Posted by Ken Campbell March 11, 2011 2 Comments 913 views

March brings the start of the gray whale migration. Longest migratory route of any mammal, 12,000 miles from the peaceful lagoons of Baja to the feeding grounds of the Chukchi Sea. Once close to extinction, numbers are now upward of 20,000, and stable. It’s the adult males who come this way at this time of year. Eager for the return to the north, to the promise of food and familiar surroundings, the males leave first. Maybe some other reason, who knows?
I remember one March, standing on a high bluff overlooking the slate-gray Pacific, watching the whales pass. They came from the south, and we could see the plumes of their exhalations before we could actually see the whales. Some of them were more dramatic than others; many of them slipped by us without any great fanfare. Silently and mostly out-of-sight, they kept to their passage.
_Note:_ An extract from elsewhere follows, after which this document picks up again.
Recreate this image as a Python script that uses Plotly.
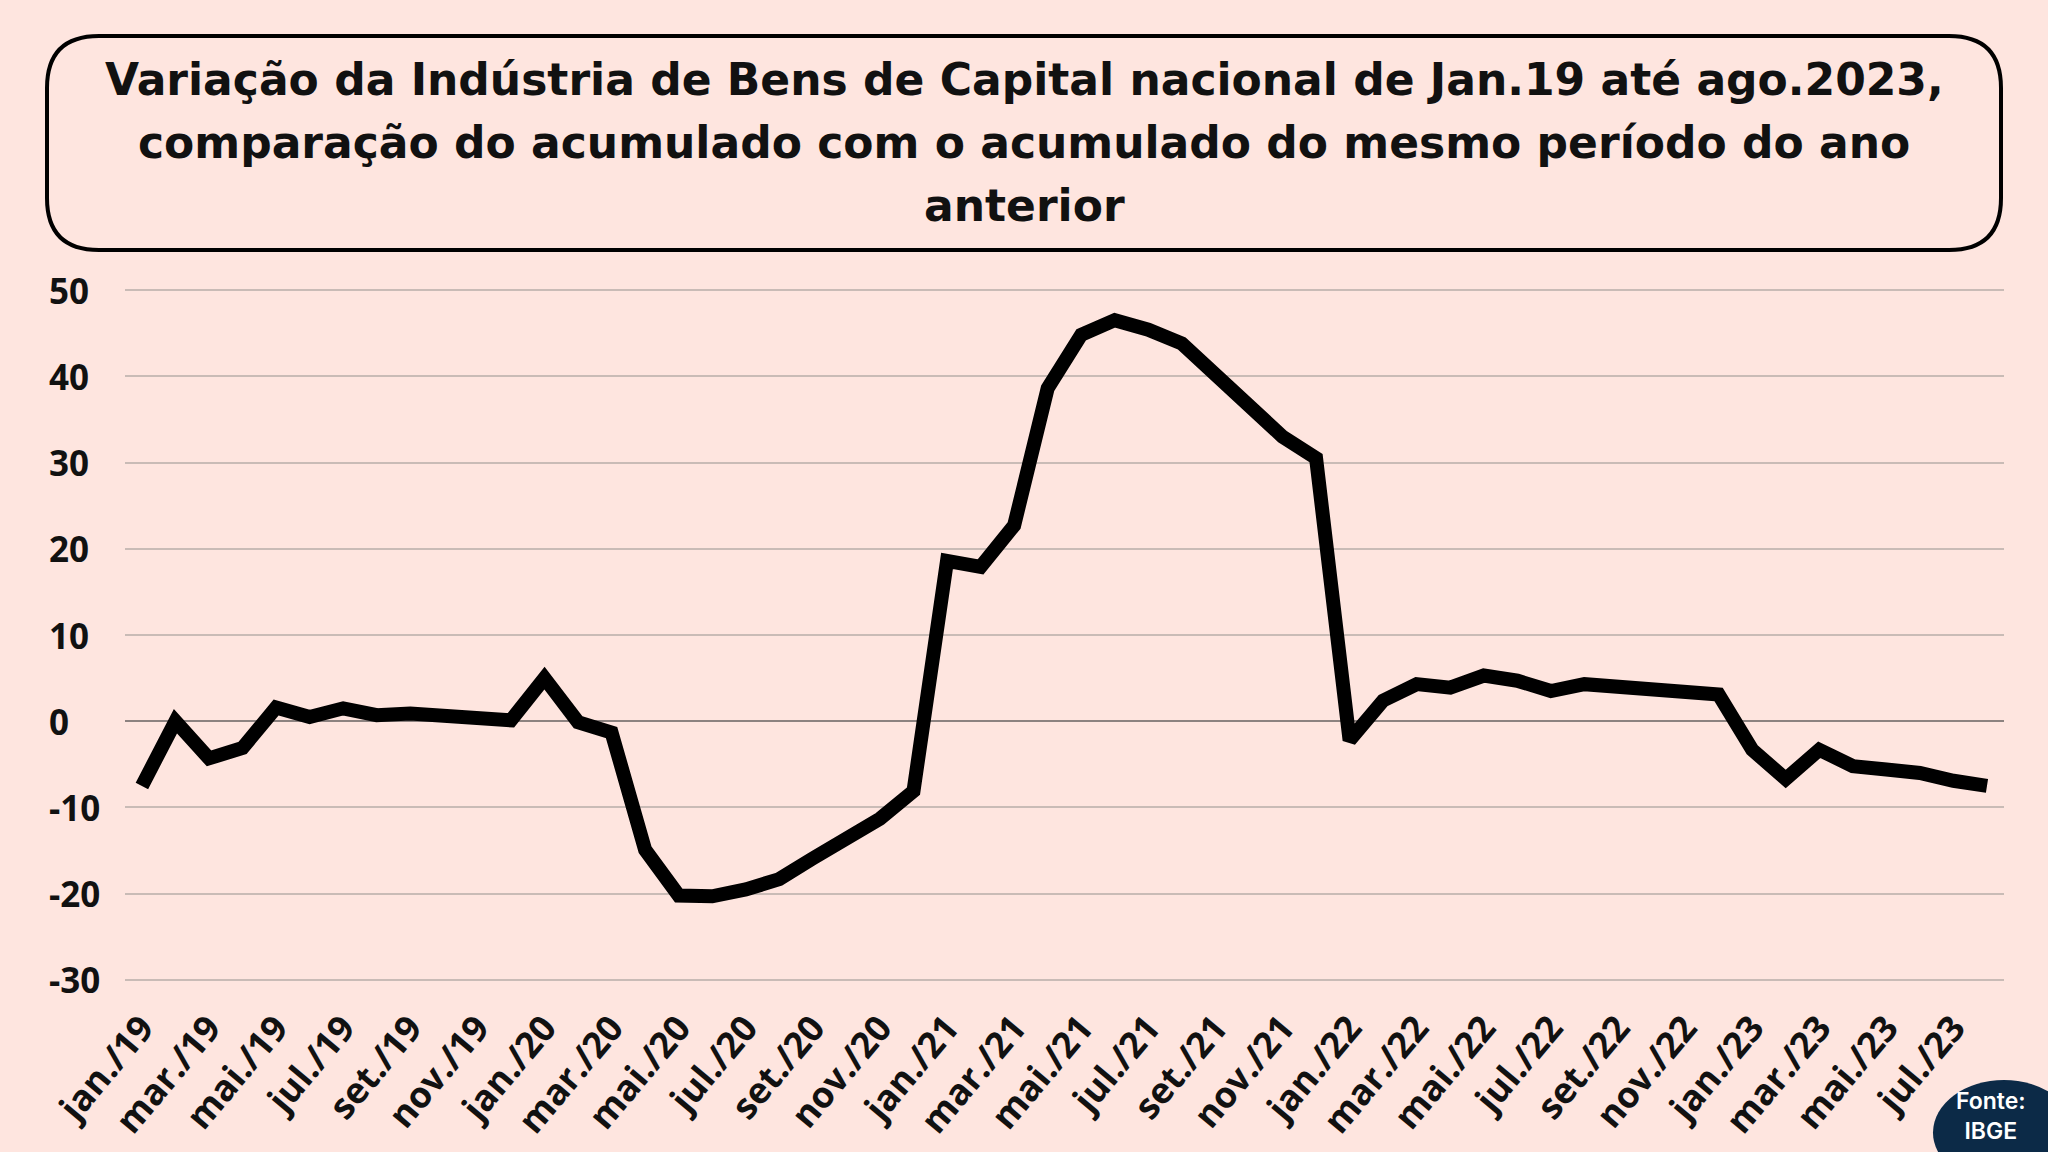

But there were others that seemed super-charged. With the wife and kids still back in Mexico, the journey north was like a buddies road-trip for these guys. Every now and then, they just couldn’t help themselves. Here’s how I described it back then. There was a group of us standing on the cliff above the water and we’d been watching a pair of whales about a mile away as they swam north, when…
“… I think I see, out of the corner of my eye, a spout much closer to where we are standing. I tell the others, and we all peer intently at the spot I had indicated, waiting for another exhalation. Staring at the water, we are hoping for another sighting, maybe even a gigantic tail breaking the water’s surface. We get a whole lot more than that. Instead of a vaporous mist hovering above the water, the whale chooses this moment to breach, coming almost completely out of the sea in a staggering vertical explosion, not more than a quarter-mile away. He seems frozen in place for a split-second, then crashes, back first, into the waves, his snout stretching to its fullest extent and his huge flukes extended. The power and the grace that are exhibited by this display elicit immediate hoots and joyous exclamations from the awestruck spectators. And, just in case the puny onlookers had not been sufficiently impressed, he repeats the same move, less than a minute later.”

That was a good whale day. I hope to be paddling with them again soon.